• Do this
Begin at the first line of the data and copy each line through the one containing "import * as", that line included, with no pictures.

• Data block
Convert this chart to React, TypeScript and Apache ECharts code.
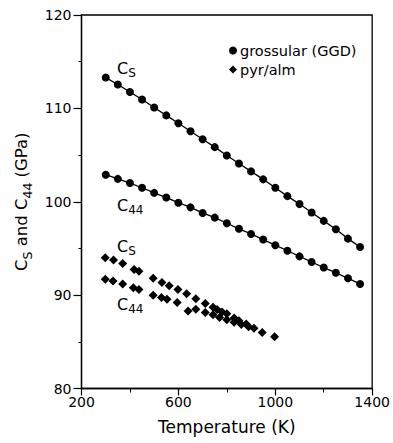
import React, { useEffect, useRef } from "react";
import * as echarts from "echarts";

// Temperatures (K) for the grossular (GGD) measurements
const grossularT = [300, 350, 400, 450, 500, 550, 600, 650, 700, 750, 800, 850, 900, 950, 1000, 1050, 1100, 1150, 1200, 1250, 1300, 1350];
const grossularCs = [113.3, 112.55, 111.75, 110.95, 110.1, 109.25, 108.4, 107.55, 106.7, 105.85, 104.95, 104.1, 103.25, 102.4, 101.5, 100.6, 99.75, 98.85, 97.95, 97.05, 96.05, 95.15];
const grossularC44 = [102.9, 102.45, 102.0, 101.5, 100.95, 100.45, 99.9, 99.4, 98.8, 98.3, 97.7, 97.1, 96.55, 95.95, 95.35, 94.75, 94.15, 93.55, 92.95, 92.4, 91.8, 91.2];

// pyr/alm measurements
const pyrCsT = [298, 332, 370, 417, 437, 496, 532, 562, 598, 634, 672, 711, 743, 760, 780, 800, 830, 850, 880, 912, 946, 997];
const pyrCs = [94.0, 93.75, 93.4, 92.75, 92.55, 91.8, 91.35, 91.0, 90.6, 90.15, 89.6, 89.1, 88.7, 88.45, 88.2, 88.0, 87.55, 87.25, 86.9, 86.45, 86.0, 85.55];
const pyrC44T = [298, 330, 370, 414, 437, 496, 530, 553, 595, 640, 672, 711, 743, 770, 800, 830, 860, 890];
const pyrC44 = [91.7, 91.5, 91.2, 90.8, 90.6, 90.0, 89.75, 89.55, 89.2, 88.3, 88.5, 88.15, 87.9, 87.6, 87.35, 87.1, 86.85, 86.6];

const xMin = 200;
const xMax = 1400;
const xStep = 400;
const yMin = 80;
const yMax = 120;
const yStep = 10;

const FONT = "'DejaVu Sans', sans-serif";

const zip = (a: number[], b: number[]) => a.map((v, i) => [v, b[i]]);

const sub = (main: string, s: string) => `{c|${main}}{s|${s}}`;

export default function App() {
  const ref = useRef<HTMLDivElement>(null);
  useEffect(() => {
    if (!ref.current) return;
    const chart = echarts.init(ref.current, undefined, { renderer: "svg" });
    const annoRich = {
      c: { fontSize: 16, fontFamily: FONT, color: "#000", lineHeight: 18, verticalAlign: "bottom" },
      s: { fontSize: 12, fontFamily: FONT, color: "#000", lineHeight: 12, verticalAlign: "bottom", padding: [0, 0, -3, 0] },
    };
    chart.setOption({
      animation: false,
      backgroundColor: "#fff",
      grid: { left: 81.5, right: 15.5, top: 15, bottom: 54.5, show: true, borderColor: "#000", borderWidth: 1.3 },
      legend: {
        orient: "vertical",
        left: 224,
        top: 38,
        itemWidth: 8,
        itemHeight: 8,
        itemGap: 4,
        textStyle: { fontSize: 14.5, fontFamily: FONT, color: "#000", padding: [0, 0, 0, -2] },
        data: [
          { name: "grossular (GGD)", icon: "circle" },
          { name: "pyr/alm", icon: "diamond" },
        ],
      },
      xAxis: {
        type: "value",
        min: xMin,
        max: xMax,
        interval: xStep,
        name: "Temperature (K)",
        nameLocation: "middle",
        nameGap: 30,
        nameTextStyle: { fontSize: 17, fontFamily: FONT, color: "#000" },
        axisLine: { onZero: false, lineStyle: { color: "#000", width: 1.3 } },
        axisTick: { show: true, length: 7, inside: false, lineStyle: { color: "#000", width: 1.2 } },
        minorTick: { show: true, splitNumber: 2, length: 4, lineStyle: { color: "#000", width: 1 } },
        axisLabel: { fontSize: 14, fontFamily: FONT, color: "#000", margin: 6, formatter: (v: number) => String(v) },
        splitLine: { show: false },
      },
      yAxis: {
        type: "value",
        min: yMin,
        max: yMax,
        interval: yStep,
        name: `{n|C}{s|S}{n| and C}{s|44}{n| (GPa)}`,
        nameLocation: "middle",
        nameGap: 50,
        nameRotate: 90,
        nameTextStyle: {
          rich: {
            n: { fontSize: 16.5, fontFamily: FONT, color: "#000", lineHeight: 20, verticalAlign: "bottom" },
            s: { fontSize: 12.5, fontFamily: FONT, color: "#000", lineHeight: 13, verticalAlign: "bottom", padding: [0, 0, -4, 0] },
          },
        },
        axisLine: { onZero: false, lineStyle: { color: "#000", width: 1.3 } },
        axisTick: { show: true, length: 8, inside: false, lineStyle: { color: "#000", width: 1.2 } },
        minorTick: { show: true, splitNumber: 2, length: 3, lineStyle: { color: "#000", width: 1 } },
        axisLabel: { fontSize: 14, fontFamily: FONT, color: "#000", margin: 10, formatter: (v: number) => String(v) },
        splitLine: { show: false },
      },
      graphic: [
        { type: "text", left: 117, top: 60, style: { text: sub("C", "S"), rich: annoRich } },
        { type: "text", left: 117, top: 197, style: { text: sub("C", "44"), rich: annoRich } },
        { type: "text", left: 117, top: 238, style: { text: sub("C", "S"), rich: annoRich } },
        { type: "text", left: 117, top: 296, style: { text: sub("C", "44"), rich: annoRich } },
      ],
      series: [
        {
          name: "grossular (GGD)",
          type: "line",
          data: zip(grossularT, grossularCs),
          symbol: "circle",
          symbolSize: 8,
          itemStyle: { color: "#000", opacity: 1 },
          lineStyle: { color: "#000", width: 1.3 },
        },
        {
          name: "grossular (GGD)",
          type: "line",
          data: zip(grossularT, grossularC44),
          symbol: "circle",
          symbolSize: 8,
          itemStyle: { color: "#000", opacity: 1 },
          lineStyle: { color: "#000", width: 1.3 },
        },
        {
          name: "pyr/alm",
          type: "scatter",
          data: zip(pyrCsT, pyrCs),
          symbol: "diamond",
          symbolSize: 9,
          itemStyle: { color: "#000", opacity: 1 },
        },
        {
          name: "pyr/alm",
          type: "scatter",
          data: zip(pyrC44T, pyrC44),
          symbol: "diamond",
          symbolSize: 9,
          itemStyle: { color: "#000", opacity: 1 },
        },
      ],
    });
    return () => chart.dispose();
  }, []);
  return <div ref={ref} style={{ width: 393, height: 443, position: "absolute", left: 0, top: 0 }} />;
}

• Exercise output
Convert this chart to React, TypeScript and Apache ECharts code.
import React, { useEffect, useRef } from "react";
import * as echarts from "echarts";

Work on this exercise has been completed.